I do this to my 100 nandinas each and every winter. I’ll guarantee the results!
QUESTION 4
WILL MY VERBENA COME BACK?
Question: The freeze we had in February affected half of my Homestead Purple verbena but not the other half a few feet away. The damaged area isn’t dead, but it’s not leafing out very well. Will it come back? Pamela B., Prosper.


Images clickable for larger views.
Answer: It looks questionable. We’ve had great growing conditions. I’d suggest giving it a high-nitrogen, water-soluble fertilizer and two more weeks. If it doesn’t come back after that you probably should replant that area, either with something else or with transplants you make yourself or with fresh plants from the nursery. Homestead Purple is an old favorite that’s widely sold.
Yes. Love your hummingbird moth. Nice catch with the camera!
QUESTION 5
WHERE DO I START IN TREE-TRAINING THESE PLANTS?
Question: I’m tree-training my Texas mountain laurels. One has no central leader. The longest limbs flop. Should I chop them and start over? Also, my Nellie R. Stevens hollies are ragged and the central leaders were damaged by the frost. Where do I begin? Jan H., The Colony.



Images clickable for larger views.
Answer: In both cases, it’s usually easiest for home gardeners to buy medium-sized or large container-grown plants and to select from plants that already have fairly straight trunks. You want the plants to develop full leaf canopies before you start removing lower branches. If the main trunk has twists and crooks, there’s nothing that can be done later to make it grow straight.
I didn’t receive a photo of the Texas mountain laurel. All I can do is give a generic reply that I’d plant it, probably remove any floppy stem, and let it fill in on its own. You’re very far north to depend on it. I’m 15 miles from you and my 30-year-old plant froze and died in extreme cold one winter.
As for your hollies, I would trim off the dead twigs and do a loose job of rounding their tops. Apply a high-nitrogen, lawn-type fertilizer to stimulate new growth soon. I’ve grown Nellie R. Stevens hollies in my Collin County landscape for 48 winters and I’ve never had any freeze injury – not one leaf. This looks more like drought damage to the new growth. Be sure to keep them moist at all times.
QUESTION 6
IS THERE A BROADCAST TREATMENT FOR BAGWORMS ON JUNIPERS?
Question: I live on a few acres. Each year there is some level of bagworms on our redcedar junipers. The trees are 15-20 ft. tall. I can’t treat hundreds of trees. What can I broadcast to control them on the trees close to the house? Bill P., Caddo Mills, Hunt County.
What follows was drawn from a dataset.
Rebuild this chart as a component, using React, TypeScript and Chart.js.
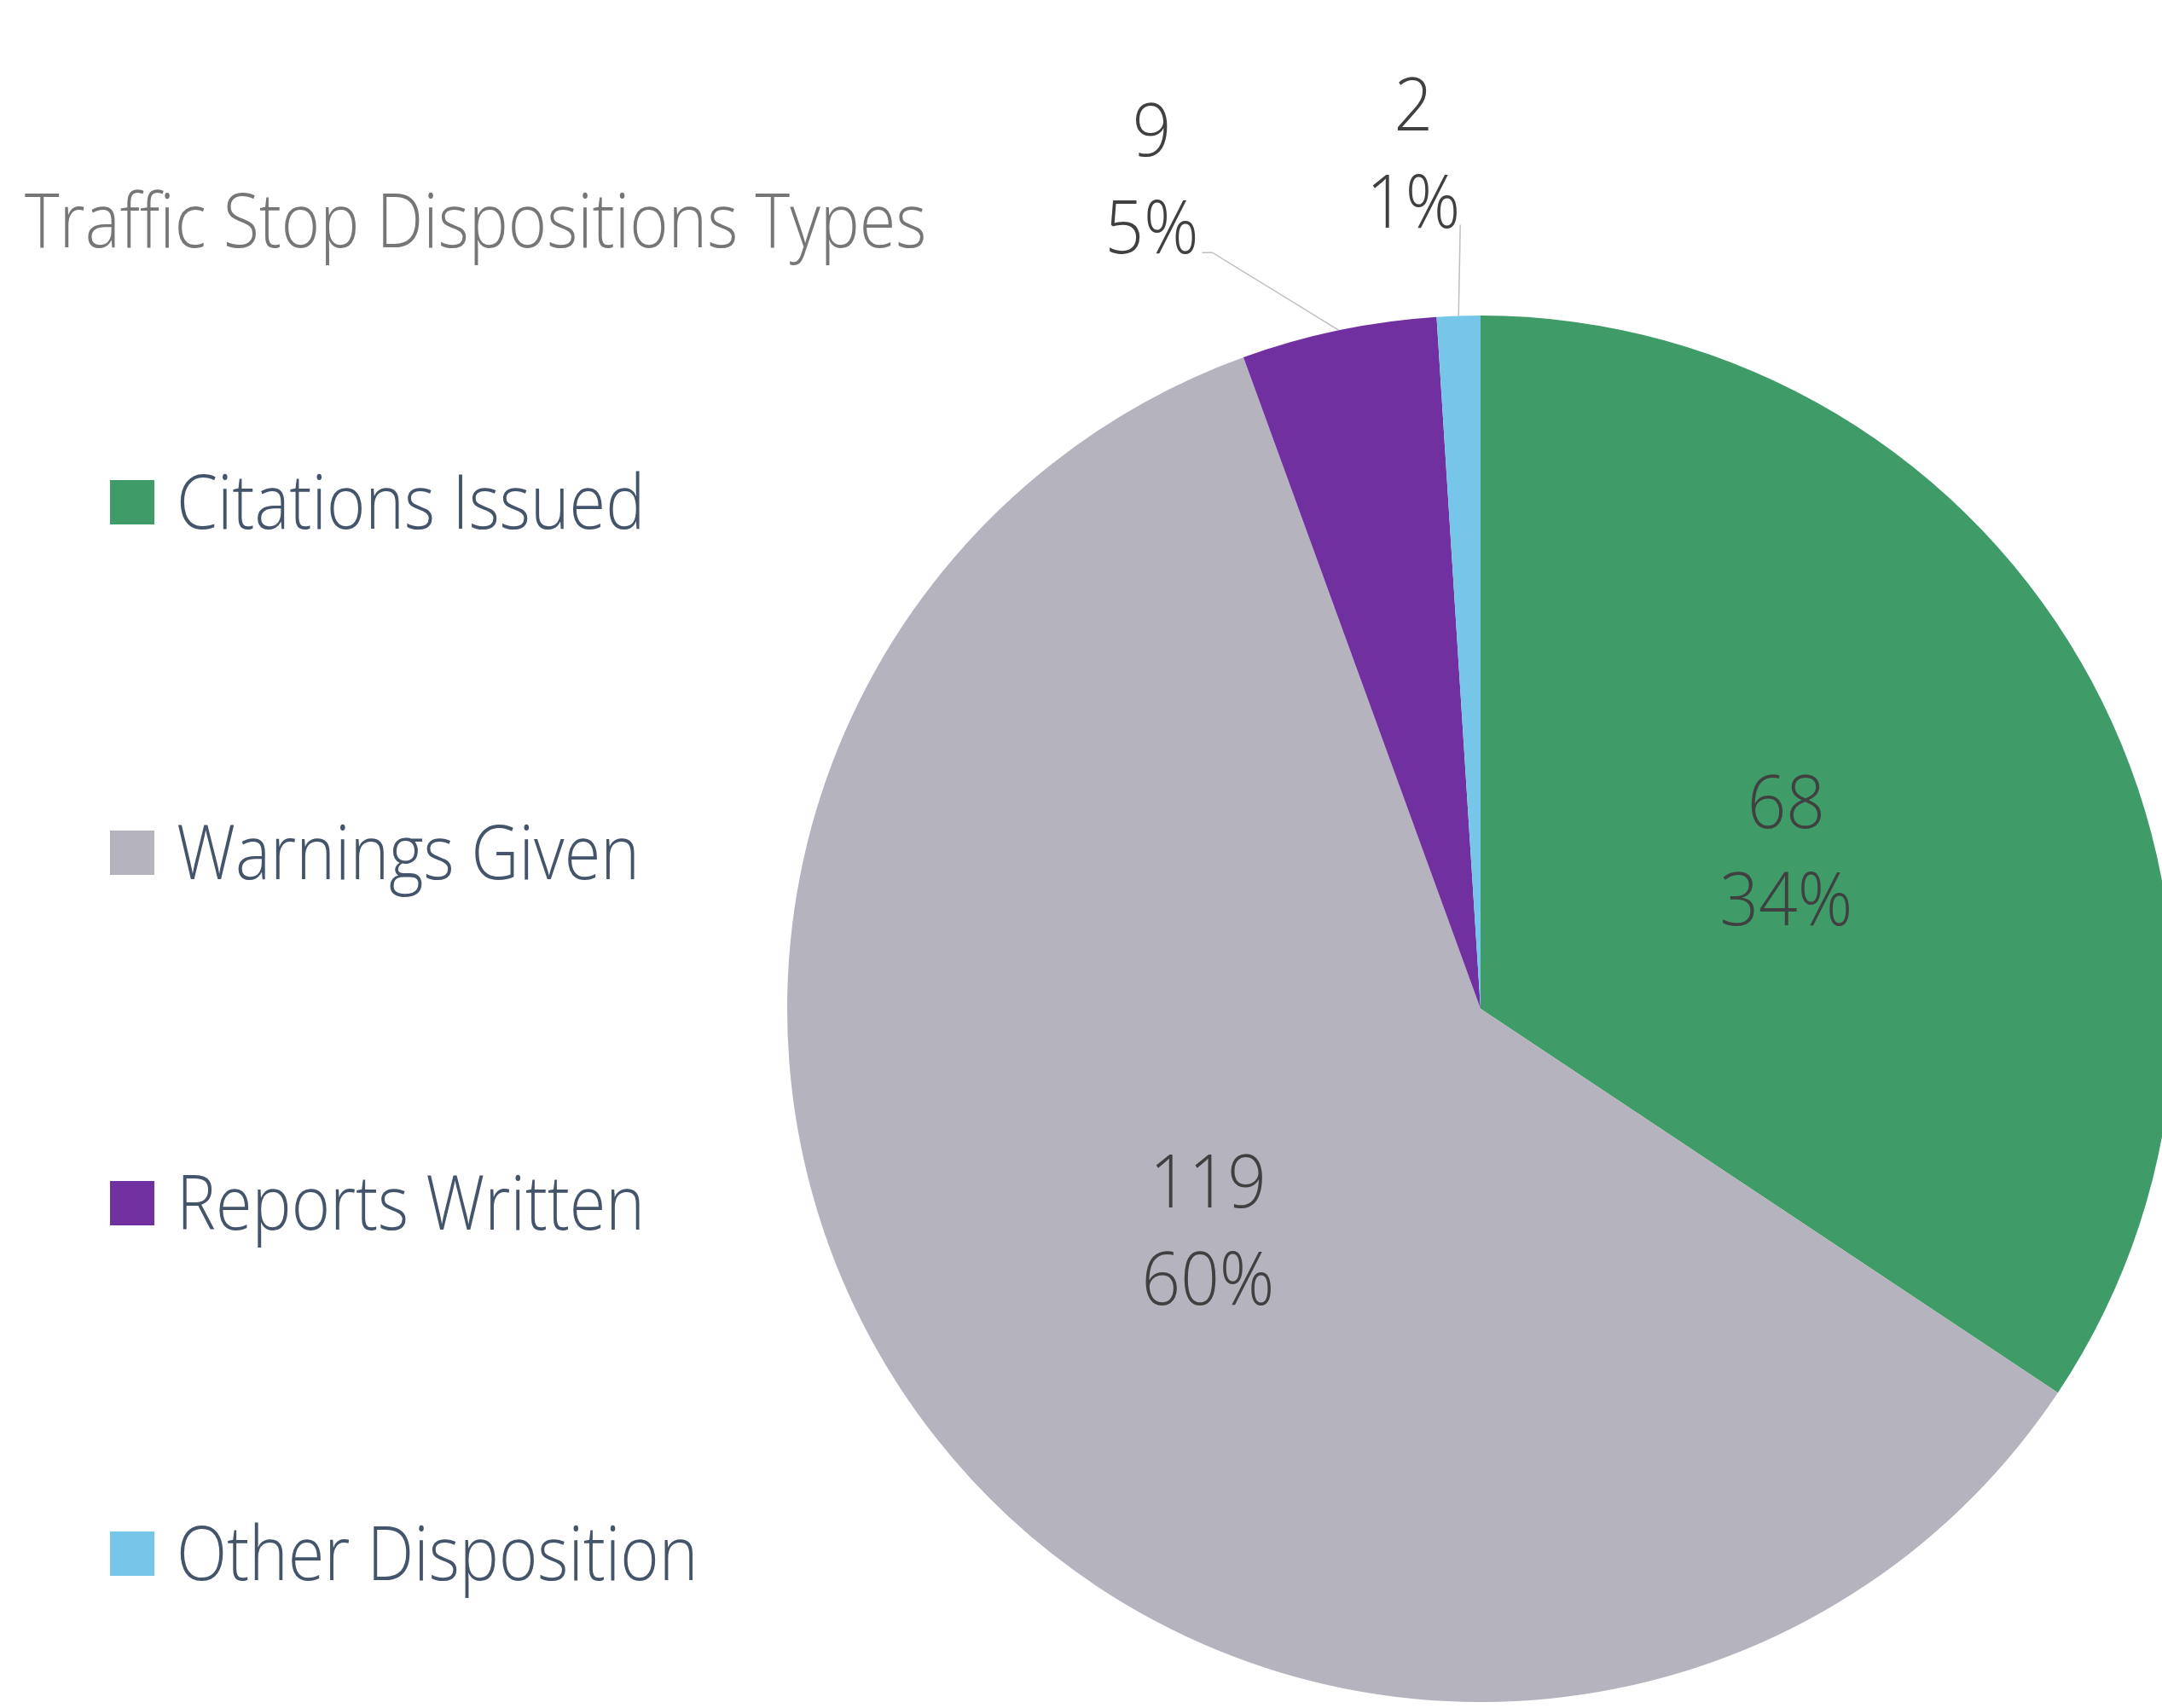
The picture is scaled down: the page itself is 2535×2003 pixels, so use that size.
import React, { useEffect, useRef } from "react";
import { Chart, registerables } from "chart.js";

Chart.register(...registerables);

const titleText = "Traffic Stop Dispositions Types";
const categories = ["Citations Issued", "Warnings Given", "Reports Written", "Other Disposition"];
const counts = [68, 119, 9, 2];
const sliceColors = ["#3F9B67", "#B5B3BE", "#7030A0", "#75C6E9"];

const FONT = "'Open Sans', 'Noto Sans', sans-serif";

// label placement styles (inside slice or outside with leader)
const labelStyles = [
  { mode: "inside", shift: 6 },
  { mode: "inside", shift: 8 },
  { mode: "outside", dx: -219, dy: -178, elbowDx: -148, elbowDy: -91, endDx: -160, endDy: -91 },
  { mode: "outside", dx: -53, dy: -191, elbowDx: 2, elbowDy: -107, endDx: 2, endDy: -107 },
];

function drawText(
  ctx: CanvasRenderingContext2D,
  text: string,
  x: number,
  y: number,
  align: CanvasTextAlign,
  sx: number
) {
  ctx.save();
  ctx.translate(x, y);
  ctx.scale(sx, 1);
  ctx.textAlign = align;
  ctx.textBaseline = "alphabetic";
  ctx.fillText(text, 0, 0);
  ctx.restore();
}

const overlayPlugin = {
  id: "overlay",
  afterDraw(chart: any) {
    const ctx = chart.ctx as CanvasRenderingContext2D;
    ctx.save();
    // title
    ctx.font = `300 88px ${FONT}`;
    ctx.fillStyle = "#767676";
    drawText(ctx, titleText, 29, 290, "left", 0.88);

    // legend
    categories.forEach((c, i) => {
      const cy = 589 + i * 411;
      ctx.fillStyle = sliceColors[i];
      ctx.fillRect(129, cy - 26, 52, 52);
      ctx.font = `300 88px ${FONT}`;
      ctx.fillStyle = "#44546A";
      drawText(ctx, c, 207, cy + 31, "left", 0.88);
    });

    // data labels
    const meta = chart.getDatasetMeta(0);
    const total = counts.reduce((a, b) => a + b, 0);
    ctx.font = `300 86px ${FONT}`;
    meta.data.forEach((arc: any, i: number) => {
      const pct = Math.round((counts[i] / total) * 100) + "%";
      const st: any = labelStyles[i];
      let cx: number, cy: number;
      if (st.mode === "inside") {
        const p = arc.tooltipPosition();
        cx = p.x;
        cy = p.y + st.shift;
      } else {
        const mid = (arc.startAngle + arc.endAngle) / 2;
        const ex = arc.x + Math.cos(mid) * arc.outerRadius;
        const ey = arc.y + Math.sin(mid) * arc.outerRadius;
        cx = ex + st.dx;
        cy = ey + st.dy;
        ctx.strokeStyle = "#BFBFBF";
        ctx.lineWidth = 1.5;
        ctx.beginPath();
        ctx.moveTo(ex, ey);
        ctx.lineTo(ex + st.elbowDx, ey + st.elbowDy);
        ctx.lineTo(ex + st.endDx, ey + st.endDy);
        ctx.stroke();
      }
      ctx.fillStyle = "#404040";
      drawText(ctx, String(counts[i]), cx, cy - 26, "center", 0.93);
      drawText(ctx, pct, cx, cy + 88, "center", 0.93);
    });
    ctx.restore();
  },
};

export default function App() {
  const ref = useRef<HTMLCanvasElement>(null);
  useEffect(() => {
    if (!ref.current) return;
    const chart = new Chart(ref.current, {
      type: "pie",
      data: {
        labels: categories,
        datasets: [
          {
            data: counts,
            backgroundColor: sliceColors,
            borderWidth: 0,
          },
        ],
      },
      options: {
        responsive: false,
        animation: false,
        devicePixelRatio: 1,
        layout: { padding: { left: 923, right: 51, top: 370, bottom: 7 } },
        plugins: {
          legend: { display: false },
          tooltip: { enabled: false },
          title: { display: false },
        },
      },
      plugins: [overlayPlugin],
    });
    return () => chart.destroy();
  }, []);
  return (
    <div
      style={{
        position: "fixed",
        left: 0,
        top: 0,
        width: 2535,
        height: 2003,
        overflow: "hidden",
        background: "#ffffff",
      }}
    >
      <canvas ref={ref} width={2600} height={2003} style={{ display: "block", width: 2600, height: 2003 }} />
    </div>
  );
}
Answer: We have lived on 11 acres for 48 years. We have scores of eastern redcedars just as you do. I believe I have only sprayed one tree one year. For some reason, the bagworms ganged up on it that year.
All of which is to say, don’t panic. They will survive a certain level of attack. The treatment you would apply to the ground would be a systemic insecticide and it would be prohibitively expensive in that quantity. I really would suggest spraying with Sevin or Malathion (or almost any other insecticide) when you first see the larvae starting to feed. I would guess that would be late May or early June in your area. They will be very small (bags the size of pencil erasers) at that point. Spraying with a strong hose-end sprayer would be quick and easy. Anything you would apply to the ground would be far more expensive and a lot more work.
QUESTION 7
WHAT DO I DO WITH OUR CHINESE PISTACHIO?
Question: Four years ago, we received two trees from the TXU Energy/Oncor free tree program. One was Chinese pistachio that was about 3 ft. tall. It has grown very tall, but it has several oddities as you can see. It gets good circulation and light. Please advise. Cheryl L., Smith County.
Answer: Even under the best growing conditions, Chinese pistachios are “gangly puppies” when they’re young. That’s how I’ve always described their lanky spaces between their clusters of branches. They eventually do fill in, however, to make lovely mature trees 40-50 ft. tall and wide. That assumes they have ample space in which to grow.
I worry about your tree not getting enough light. It looks like there is a great deal of competition from the opposite side. That’s probably going to cause it to lean away from that darkness. As the long, supple trunk develops, it may become very bowed. All the pruning you might do won’t be able to correct it.
If I’m wrong – if it has 40 to 50 ft. in which to grow, just let it develop. It may look odd for a season or two, but it should catch up. But if it’s crowded, you’ll just have to let it blend into the overall canopy. Best I can see, that’s what’s going to happen.
Another, perhaps better idea might be to transplant it next winter during the dormant season to a spot that has full sunlight year round.